I think that the Denisonis are too expensive to wind up as Severum food. Congo Tetras would work.

Mike


----------



## iceprizm (Jun 3, 2009)

ok my tank is fully cycled!!!!!!!!!unfortunately i can not get the preacox right now. 

but i can get columbian tets. 

so i am looking at severum, columbian tets, pleco, cories.

what would be a good alternate for the preacox?
what other types of rainbow fish would work?
Melanotaenia trifasciata "Banded Rainbowfish"?

how about bueno aires tets?

so close.........


----------



## under_control (Jan 9, 2008)

I recommended buenos aires tets to start.
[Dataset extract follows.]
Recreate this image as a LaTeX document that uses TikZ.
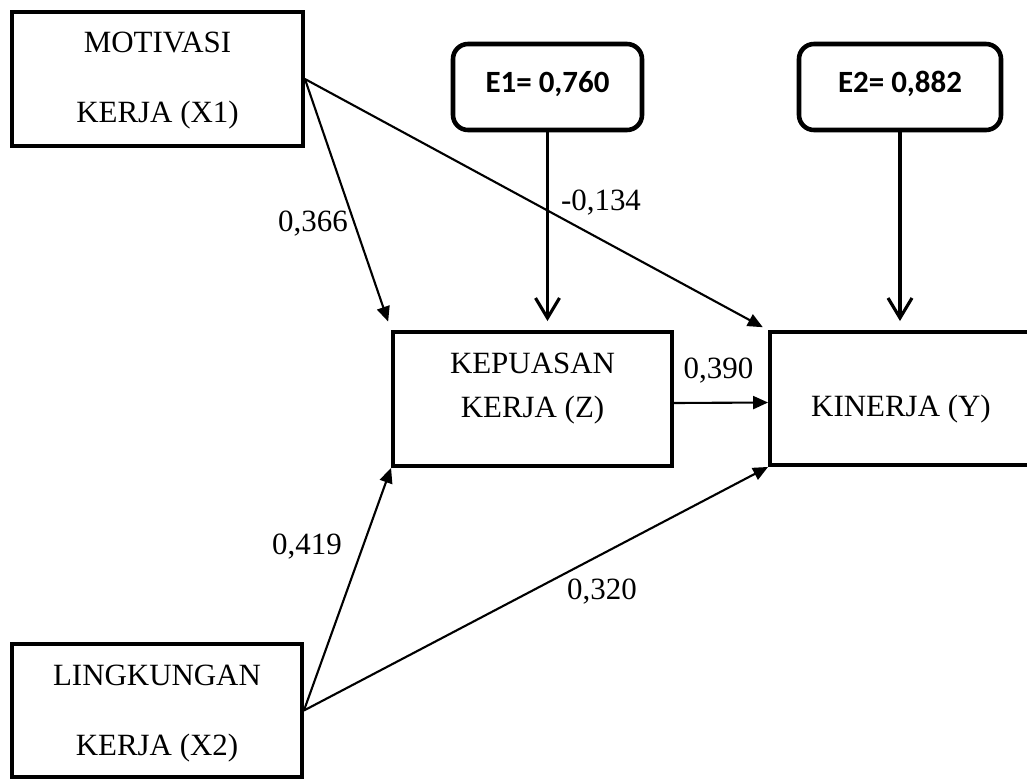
\documentclass[tikz,border=0pt]{standalone}
\usepackage{fontspec}
\setmainfont{Liberation Serif}
\newfontfamily\errfont{Carlito}
\usetikzlibrary{arrows.meta}

\tikzset{
  varbox/.style={draw, line width=1.1pt, inner sep=0pt, align=center,
    font=\fontsize{8.8}{12.5}\selectfont, text height=0.66cm, text depth=0.3cm},
  errbox/.style={draw, line width=1.3pt, rounded corners=0.15cm, inner sep=0pt,
    minimum height=0.86cm, font=\errfont\bfseries\fontsize{8.8}{10}\selectfont,
    text height=0.32cm, text depth=0.22cm},
  effect/.style={-{Triangle[length=0.15cm, width=0.13cm]}, line width=0.6pt},
  errarrow/.style={-{Straight Barb[length=0.2cm, width=0.24cm]}, line width=0.9pt, shorten >=0.09cm},
  coef/.style={font=\fontsize{8.8}{10}\selectfont, inner sep=0pt}
}

\begin{document}
\begin{tikzpicture}
    \useasboundingbox (0, 0) rectangle (10.27, -7.79);
    % variables
    \node[varbox, minimum width=2.91cm, minimum height=1.34cm, text height=1.08cm, text depth=0.21cm] (x1) at (1.575, -0.79) {MOTIVASI\\[0.26cm]KERJA (X1)};
    \node[varbox, minimum width=2.90cm, minimum height=1.33cm, text height=1.1cm, text depth=0.21cm] (x2) at (1.57, -7.105) {LINGKUNGAN\\[0.26cm]KERJA (X2)};
    \node[varbox, minimum width=2.79cm, minimum height=1.34cm] (z) at (5.325, -3.99) {KEPUASAN\\KERJA (Z)};
    \node[varbox, minimum width=2.62cm, minimum height=1.33cm] (y) at (9.01, -3.985) {KINERJA (Y)};
    % errors
    \node[errbox, minimum width=1.89cm] (e1) at (5.475, -0.87) {E1= 0,760};
    \node[errbox, minimum width=2.02cm] (e2) at (9.0, -0.87) {E2= 0,882};
    % paths
    \draw[effect, shorten >=0.09cm] (x1.east) -- (z.north west);
    \draw[effect, shorten >=0.06cm] (x1.east) -- (y.north west);
    \draw[effect] (x2.east) -- (z.south west);
    \draw[effect] (x2.east) -- (y.south west);
    \draw[effect] ([yshift=-0.04cm]z.east) -- ([yshift=-0.04cm]y.west);
    \draw[errarrow] (e1.south) -- (e1.south |- z.north);
    \draw[errarrow] (e2.south) -- (e2.south |- y.north);
    % coefficients
    \node[coef] (b1) at (3.13, -2.24) {0,366};
    \node[coef] (b2) at (6.01, -2.03) {-0,134};
    \node[coef] (b3) at (3.07, -5.47) {0,419};
    \node[coef] (b4) at (6.02, -5.92) {0,320};
    \node[coef] (b5) at (7.185, -3.71) {0,390};
\end{tikzpicture}
\end{document}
They are a great fish and work great with more aggressive fish.


----------



## RyanR (Apr 29, 2008)

iceprizm said:


> so i am looking at severum, columbian tets, pleco, cories


That's exactly the stock of our 75g severum tank. 

-Ryan


----------



## iceprizm (Jun 3, 2009)

RyanR said:


> iceprizm said:
> 
> 
> > so i am looking at severum, columbian tets, pleco, cories
> ...


great i guess i am on the right path. i like the columbian tets. i could go with B.A. tets, but i would like a school of tetras and a school of rainbow fish.
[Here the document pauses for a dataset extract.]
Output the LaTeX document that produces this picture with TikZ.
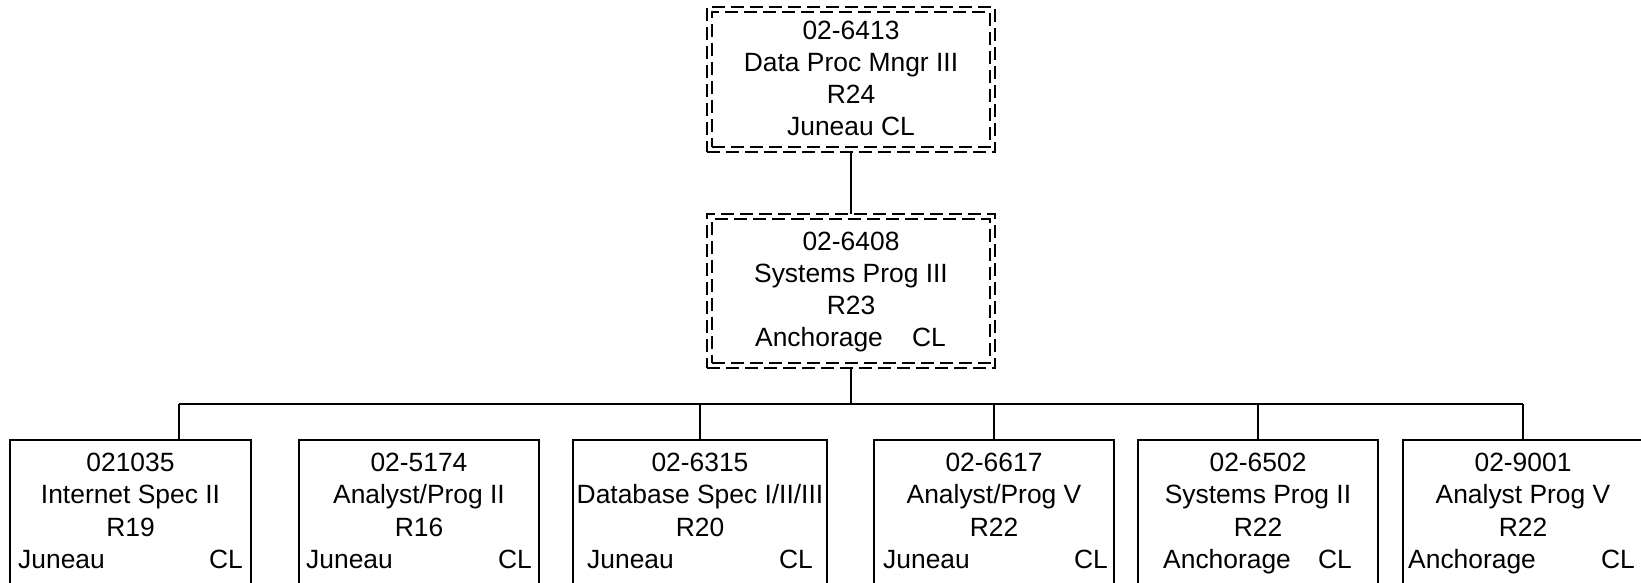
\documentclass[tikz,border=0pt]{standalone}
\usepackage{fontspec}
\setmainfont{Liberation Sans}
\begin{document}
\begin{tikzpicture}[x=1pt,y=-1pt,
  ln/.style={line width=2pt},
  dbox/.style={draw, ln, dash pattern=on 13pt off 6pt, rectangle, inner sep=0pt, outer sep=0pt, anchor=north west},
  sbox/.style={draw, ln, rectangle, inner sep=0pt, outer sep=0pt, anchor=north west, minimum height=200pt},
  lbl/.style={font=\fontsize{26.4}{32}\selectfont, inner sep=0pt, anchor=base},
  lw/.style={lbl, anchor=base west},
  le/.style={lbl, anchor=base east}]
\useasboundingbox (0,0) rectangle (1641,582);
\clip (0,0) rectangle (1641,582);
% top boxes
\node[dbox, minimum width=288pt, minimum height=145pt] (topO) at (707,7) {};
\node[dbox, minimum width=278pt, minimum height=135pt] (topI) at (712,12) {};
\node[dbox, minimum width=288pt, minimum height=154pt] (midO) at (707,214) {};
\node[dbox, minimum width=278pt, minimum height=144pt] (midI) at (712,219) {};
\node[lbl] (t1) at (851,39) {02-6413};
\node[lbl] (t2) at (851,71) {Data Proc Mngr III};
\node[lbl] (t3) at (851,103) {R24};
\node[lbl] (t4) at (851,135) {Juneau CL};
\node[lbl] (m1) at (851,250) {02-6408};
\node[lbl] (m2) at (851,282) {Systems Prog III};
\node[lbl] (m3) at (851,314) {R23};
\node[lw] (m4) at (755,346) {Anchorage};
\node[le] (m5) at (946,346) {CL};
% bottom boxes
\node[sbox, minimum width=241pt] (b1) at (10,440) {};
\node[sbox, minimum width=240pt] (b2) at (299,440) {};
\node[sbox, minimum width=254pt] (b3) at (573,440) {};
\node[sbox, minimum width=240pt] (b4) at (874,440) {};
\node[sbox, minimum width=240pt] (b5) at (1138,440) {};
\node[sbox, minimum width=240pt] (b6) at (1403,440) {};
% box 1
\node[lbl] (a1) at (130.5,471) {021035};
\node[lbl] (a2) at (130.5,503) {Internet Spec II};
\node[lbl] (a3) at (130.5,536) {R19};
\node[lw] (a4) at (18,568) {Juneau};
\node[le] (a5) at (243,568) {CL};
% box 2
\node[lbl] (c1) at (419,471) {02-5174};
\node[lbl] (c2) at (419,503) {Analyst/Prog II};
\node[lbl] (c3) at (419,536) {R16};
\node[lw] (c4) at (306,568) {Juneau};
\node[le] (c5) at (532,568) {CL};
% box 3
\node[lbl] (d1) at (700,471) {02-6315};
\node[lbl] (d2) at (700,503) {Database Spec I/II/III};
\node[lbl] (d3) at (700,536) {R20};
\node[lw] (d4) at (587,568) {Juneau};
\node[le] (d5) at (813,568) {CL};
% box 4
\node[lbl] (e1) at (994,471) {02-6617};
\node[lbl] (e2) at (994,503) {Analyst/Prog V};
\node[lbl] (e3) at (994,536) {R22};
\node[lw] (e4) at (883,568) {Juneau};
\node[le] (e5) at (1108,568) {CL};
% box 5
\node[lbl] (f1) at (1258,471) {02-6502};
\node[lbl] (f2) at (1258,503) {Systems Prog II};
\node[lbl] (f3) at (1258,536) {R22};
\node[lw] (f4) at (1163,568) {Anchorage};
\node[le] (f5) at (1352,568) {CL};
% box 6
\node[lbl] (g1) at (1523,471) {02-9001};
\node[lbl] (g2) at (1523,503) {Analyst Prog V};
\node[lbl] (g3) at (1523,536) {R22};
\node[lw] (g4) at (1408,568) {Anchorage};
\node[le] (g5) at (1635,568) {CL};
% connectors
\coordinate (bus) at (851,404);
\coordinate (busL) at (179,404);
\coordinate (busR) at (1523,404);
\draw[ln] (topO.south) -- (midO.north);
\draw[ln] (midO.south) -- (bus);
\draw[ln] (busL) -- (busR);
\draw[ln] (busL) -- (busL |- b1.north);
\draw[ln] (b3.north |- bus) -- (b3.north);
\draw[ln] (b4.north |- bus) -- (b4.north);
\draw[ln] (b5.north |- bus) -- (b5.north);
\draw[ln] (b6.north |- bus) -- (b6.north);
\end{tikzpicture}
\end{document}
any recommendation on a rainbow fish besides preacox?


----------



## Ape-Fish (Jul 1, 2006)

I have four 6" severums in a 135g tank. They have eventually eaten everything, including some that were much bigger than their mouths - they just chomp on bigger ones until they succumb. The only ones that had zero problems were the giant danois, but the severums were yonger, and the danios were hyper-active.


----------



## dwarfpike (Jan 22, 2008)

Bosemani rainbows? Yellow and Purple would look good against the blue and red of the Colombians I would think.


----------



## iceprizm (Jun 3, 2009)

dwarfpike said:


> Bosemani rainbows? Yellow and Purple would look good against the blue and red of the Colombians I would think.
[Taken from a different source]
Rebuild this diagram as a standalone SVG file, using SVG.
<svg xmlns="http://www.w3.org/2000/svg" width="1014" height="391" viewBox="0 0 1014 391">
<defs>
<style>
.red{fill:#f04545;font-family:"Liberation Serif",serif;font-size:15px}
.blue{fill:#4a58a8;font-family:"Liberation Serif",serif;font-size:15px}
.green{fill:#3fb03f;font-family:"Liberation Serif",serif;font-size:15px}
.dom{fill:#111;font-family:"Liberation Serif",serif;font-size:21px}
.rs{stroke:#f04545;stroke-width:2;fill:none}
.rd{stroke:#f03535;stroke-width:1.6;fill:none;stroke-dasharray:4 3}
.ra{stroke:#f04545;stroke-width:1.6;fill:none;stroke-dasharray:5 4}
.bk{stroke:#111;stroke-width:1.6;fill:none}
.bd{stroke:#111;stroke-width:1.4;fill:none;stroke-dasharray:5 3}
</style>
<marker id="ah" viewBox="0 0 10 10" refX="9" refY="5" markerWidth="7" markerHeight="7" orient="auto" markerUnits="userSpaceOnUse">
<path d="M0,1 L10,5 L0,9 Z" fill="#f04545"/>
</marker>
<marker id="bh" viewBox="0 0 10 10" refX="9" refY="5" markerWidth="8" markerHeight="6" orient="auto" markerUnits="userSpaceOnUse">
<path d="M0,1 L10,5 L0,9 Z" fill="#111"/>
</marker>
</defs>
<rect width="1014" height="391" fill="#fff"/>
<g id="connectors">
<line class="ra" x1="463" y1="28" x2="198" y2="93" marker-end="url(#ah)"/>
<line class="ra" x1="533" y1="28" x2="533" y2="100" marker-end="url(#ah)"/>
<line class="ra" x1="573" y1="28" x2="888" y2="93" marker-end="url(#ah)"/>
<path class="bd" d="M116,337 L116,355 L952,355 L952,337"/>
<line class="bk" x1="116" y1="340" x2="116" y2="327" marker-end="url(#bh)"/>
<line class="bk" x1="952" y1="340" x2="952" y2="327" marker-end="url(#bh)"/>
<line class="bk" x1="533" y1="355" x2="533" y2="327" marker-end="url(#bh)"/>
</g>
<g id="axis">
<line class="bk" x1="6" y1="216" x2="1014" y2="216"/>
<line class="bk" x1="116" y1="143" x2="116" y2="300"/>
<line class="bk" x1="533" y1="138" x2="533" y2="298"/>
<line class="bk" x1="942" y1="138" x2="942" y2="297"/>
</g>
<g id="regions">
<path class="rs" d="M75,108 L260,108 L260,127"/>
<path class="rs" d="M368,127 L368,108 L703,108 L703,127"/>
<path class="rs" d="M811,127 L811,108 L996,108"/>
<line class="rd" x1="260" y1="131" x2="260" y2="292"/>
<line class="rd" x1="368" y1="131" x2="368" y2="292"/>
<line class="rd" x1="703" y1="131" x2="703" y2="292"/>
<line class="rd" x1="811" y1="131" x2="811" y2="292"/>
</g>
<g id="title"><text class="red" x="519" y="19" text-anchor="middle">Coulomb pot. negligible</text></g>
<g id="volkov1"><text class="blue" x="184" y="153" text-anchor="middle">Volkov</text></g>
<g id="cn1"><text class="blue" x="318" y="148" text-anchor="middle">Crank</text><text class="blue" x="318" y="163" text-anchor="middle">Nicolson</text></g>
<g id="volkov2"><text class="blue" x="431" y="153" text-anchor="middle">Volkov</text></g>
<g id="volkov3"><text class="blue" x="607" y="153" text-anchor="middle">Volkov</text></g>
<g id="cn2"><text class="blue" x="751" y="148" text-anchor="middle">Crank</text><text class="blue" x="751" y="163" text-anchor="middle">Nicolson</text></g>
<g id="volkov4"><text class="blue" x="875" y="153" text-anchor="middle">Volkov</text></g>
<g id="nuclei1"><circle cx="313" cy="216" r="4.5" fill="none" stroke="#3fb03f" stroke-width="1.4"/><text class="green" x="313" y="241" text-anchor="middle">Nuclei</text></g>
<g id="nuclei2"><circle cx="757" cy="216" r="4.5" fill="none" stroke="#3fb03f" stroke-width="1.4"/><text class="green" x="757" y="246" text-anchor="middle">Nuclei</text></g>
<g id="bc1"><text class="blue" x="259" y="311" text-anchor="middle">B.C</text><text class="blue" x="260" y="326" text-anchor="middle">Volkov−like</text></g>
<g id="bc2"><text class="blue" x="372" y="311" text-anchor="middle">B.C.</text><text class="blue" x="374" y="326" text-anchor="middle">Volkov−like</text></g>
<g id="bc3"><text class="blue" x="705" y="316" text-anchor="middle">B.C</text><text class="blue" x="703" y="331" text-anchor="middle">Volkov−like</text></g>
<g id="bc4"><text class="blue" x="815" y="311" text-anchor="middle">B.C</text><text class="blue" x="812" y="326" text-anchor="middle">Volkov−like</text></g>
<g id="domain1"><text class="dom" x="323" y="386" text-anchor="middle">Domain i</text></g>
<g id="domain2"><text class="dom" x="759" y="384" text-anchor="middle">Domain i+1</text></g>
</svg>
not a bad idea..............
how about Melanotaenia lacustris "Turquoise Rainbow"? i read they grow big fast.


----------



## dwarfpike (Jan 22, 2008)

Thoe would probably work well too, and they are a much deeper blue the colombian tetras so it wouldn't be too similiar.


----------



## iceprizm (Jun 3, 2009)

how about Melanotaenia parkinsoni "Parkinson's Rainbowfish"? having trouble finding info on them.


----------



## dwarfpike (Jan 22, 2008)

Pretty much most rainbows would work. :thumb: Most prefer harder water (praecox are an exception) but are very adaptable.


----------



## iceprizm (Jun 3, 2009)

ok how about: 
1 severum
12 cories 4x3 varities
12 columbian tets
8 torquise rainbow
2 pibull plecos


----------



## iceprizm (Jun 3, 2009)

bump


----------



## iceprizm (Jun 3, 2009)

would i be able to house a breeding pair of rokteils in a 75g long term? im thinking 1 severum would get boring


----------



## HONDO (May 4, 2008)

i think that may be pushing it with two sevs, but a pair might do ok. severums can get pretty nasty with other severums. if you have a pair of sevs in a 75 i would not put any other cichlids in with them. i have a single severum and i never get bored watching him.


----------



## iceprizm (Jun 3, 2009)

ok how about:

1 severum
1 blue acara
1 firemouth
8 rainbow fish
10 cories.
comments?


----------



## beaker99 (Apr 15, 2007)

Insead of the tetra's I would get a small school of tin foil barbs. If you like constant motion then tin foil barbs are the way to go. Like the severum they like vegies in their diet. I used to throw lettuse in my tank and watch the severum and barbs go at it like feeding frenzy sharks.


----------